The NBA Friday approved the agreement between Steve Ballmer and the Sterling family trust, meaning the $2 billion sale of the Clippers precluded the need for the league’s owners to vote Tuesday to strip him of the team. That didn’t stop Donald Sterling from filing a$1 billion suit Friday, seeking damages.
An NBA statement said Shelly Sterling and the trust “also agreed not to sue the NBA and to indemnify the NBA against lawsuits from others, including from Donald Sterling.”
The NBA charged Donald Sterling with damaging the league by making racist comments. The league believed its constitution gave the power to league owners to terminate his ownership — as well as that of his wife, Shelly.
With that, the statement saidl “the NBA will withdraw its pending charge to terminate the Sterlings’ ownership of the team. The NBA Board of Governors still must approve the move, but that is considered a formality.
Relative to other transactions, the league moved with stunning swiftness. It wanted Sterlings to be gone from the sports nation’s consciousness by the start of the NBA Finals Thursday. Ballmer’s single-source offer of all cash that was nearly four times the amount of the highest previous franchise sale made things easy for Commissioner Adam Silver, who likely has a new BFF in the retired Seattle software baron.

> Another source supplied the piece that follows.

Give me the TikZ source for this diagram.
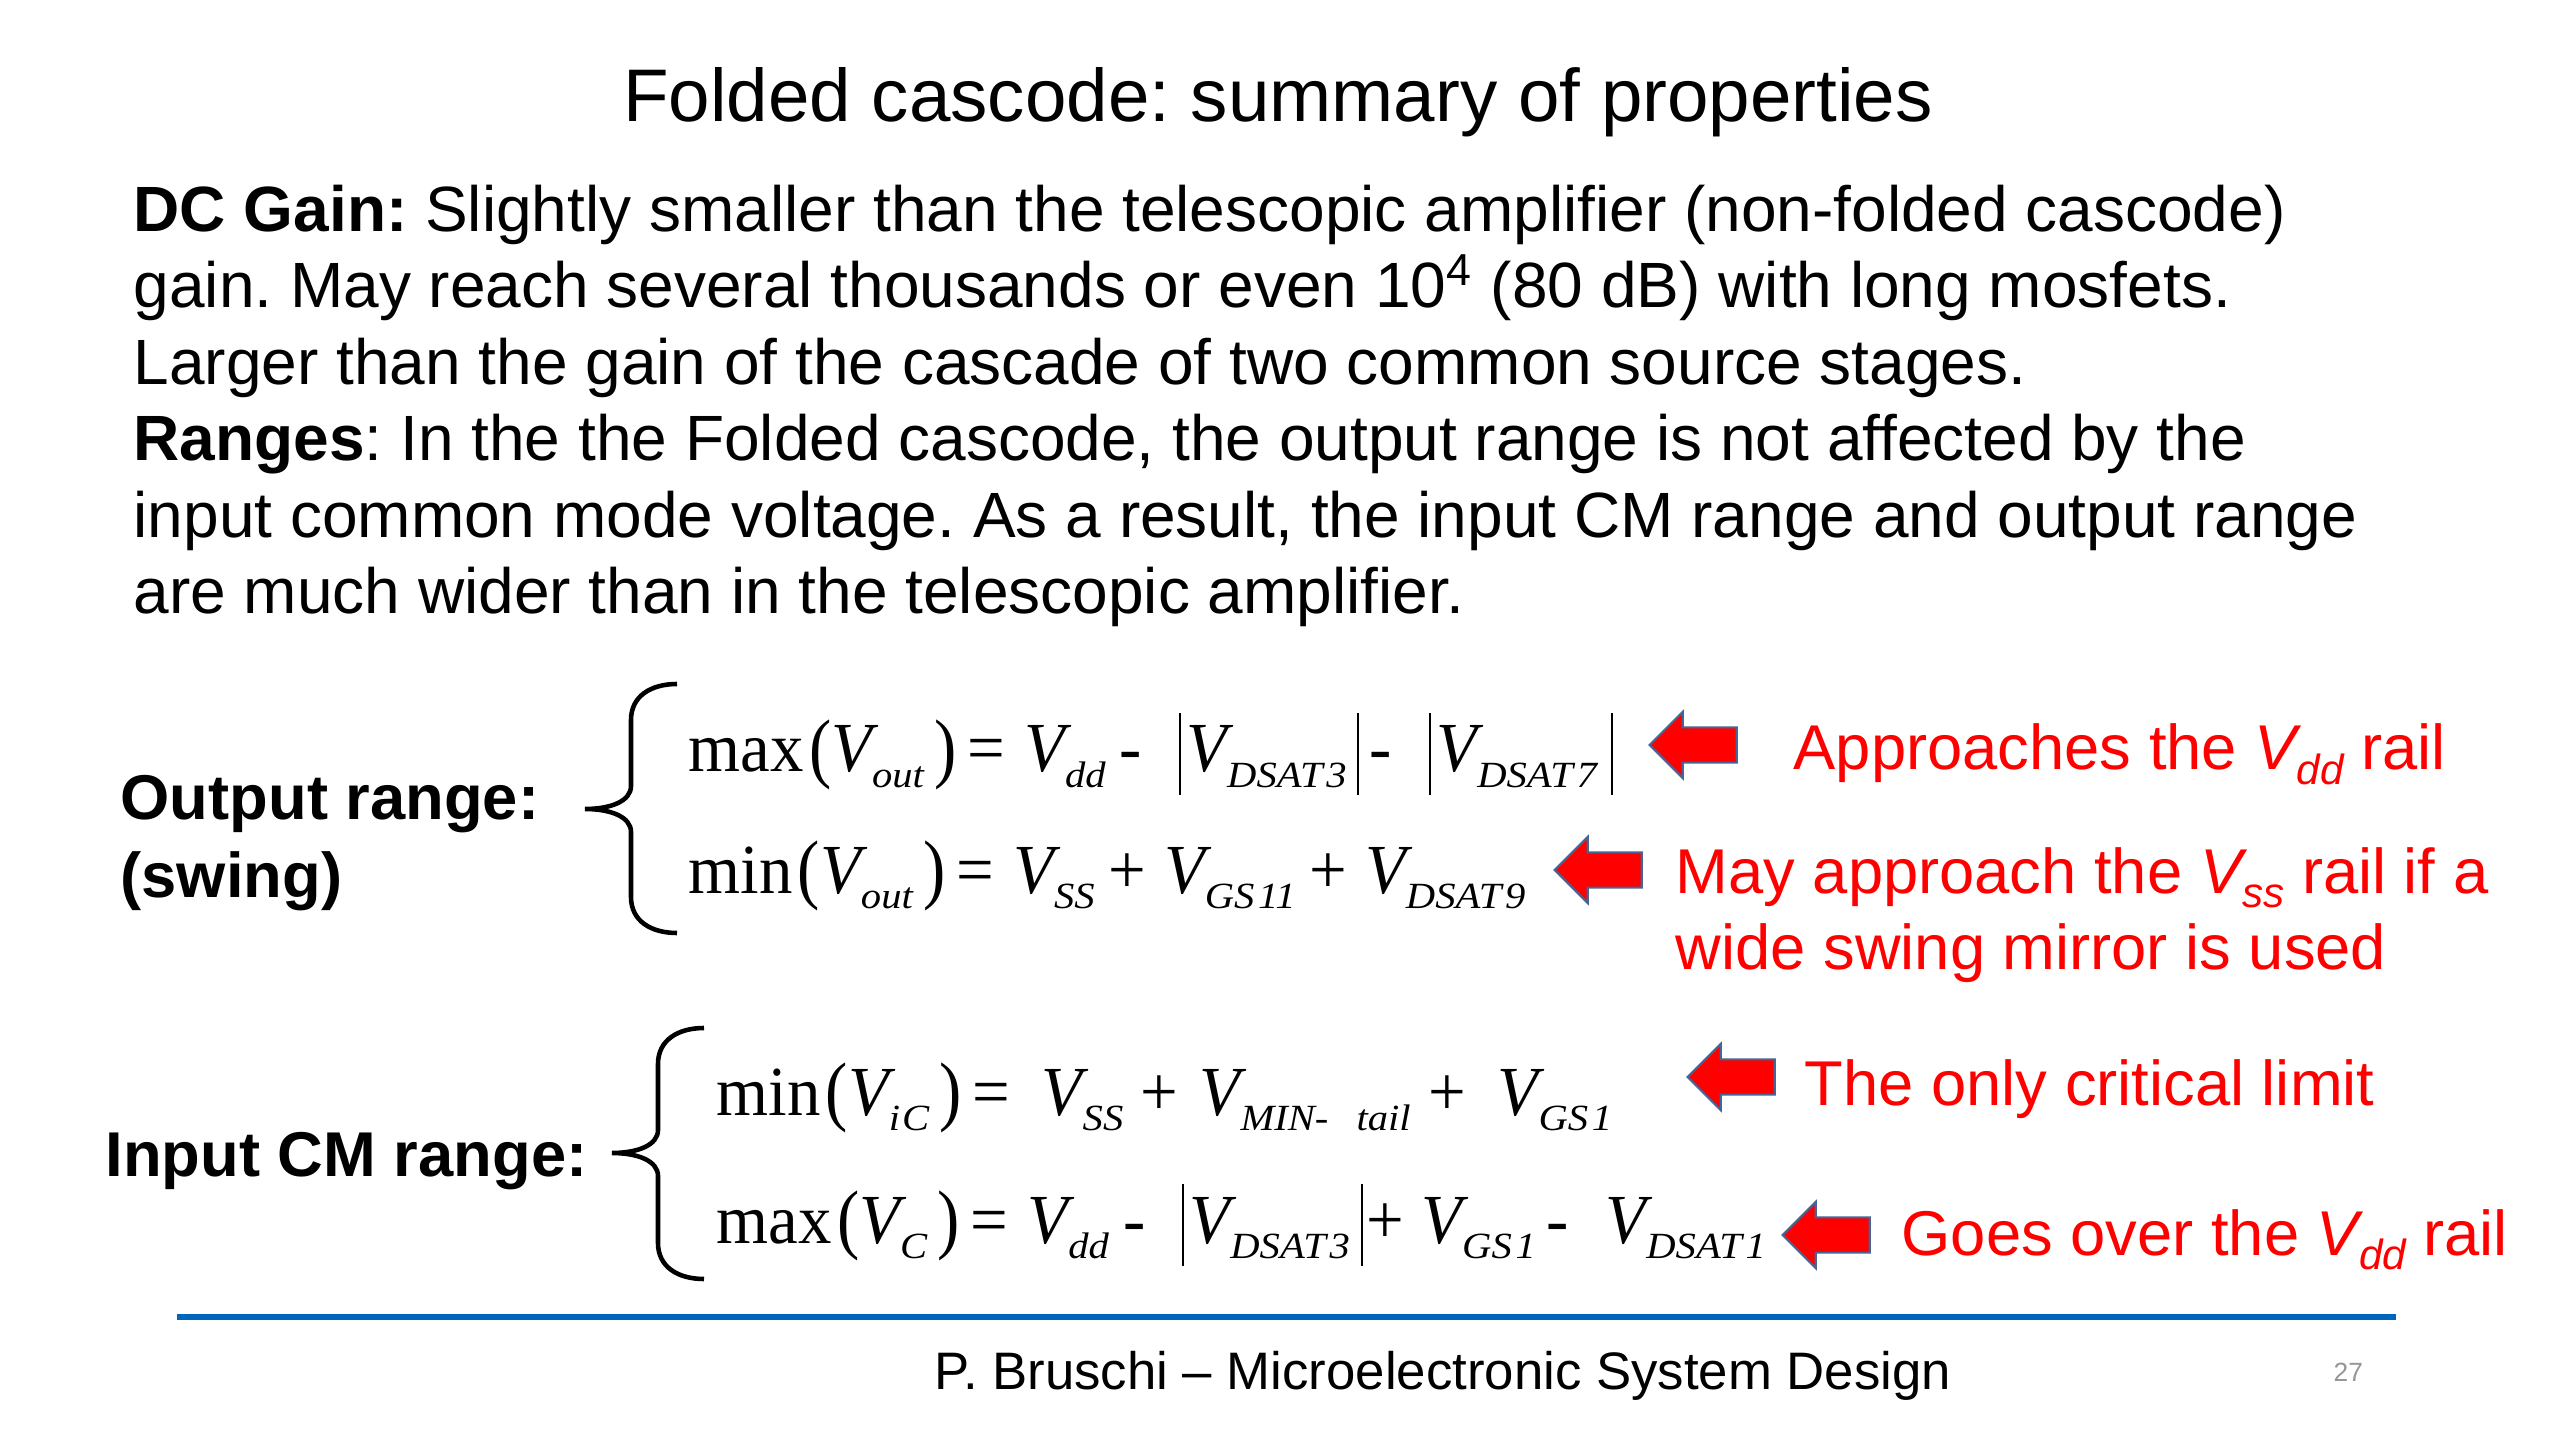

Separately, Donald Sterling filed an antitrust suit suit Friday in U.S. District Court in Los Angeles. The league responded later Friday.
“Mr. Sterling’s lawsuit is predictable, but entirely baseless,” NBA Executive Vice President and General Counsel Rick Buchanan told ESPN.com’s Darren Rovell. “Among other infirmities, there was no ‘forced sale’ of his team by the NBA — which means his antitrust and conversion claims are completely invalid. Since it was his wife Shelly Sterling, and not the NBA, that has entered into an agreement to sell the Clippers, Mr. Sterling is complaining about a set of facts that doesn’t even exist.”
Since the agreement between the NBA and Sterling trust was announced after the lawsuit was filed in court, Donald Sterling’s attorney, Max Blecher, said he needed to review all the new information before proceeding.
“We gotta sit down and see how all of this affects us,” Blecher told ESPN.com’s Ramona Shelburne. “We have to think through the whole situation . . . She’s saying if you sue us, we’ll have to pay out of our own money. It’s like suing themselves. We have to see whether the law allows to happen.”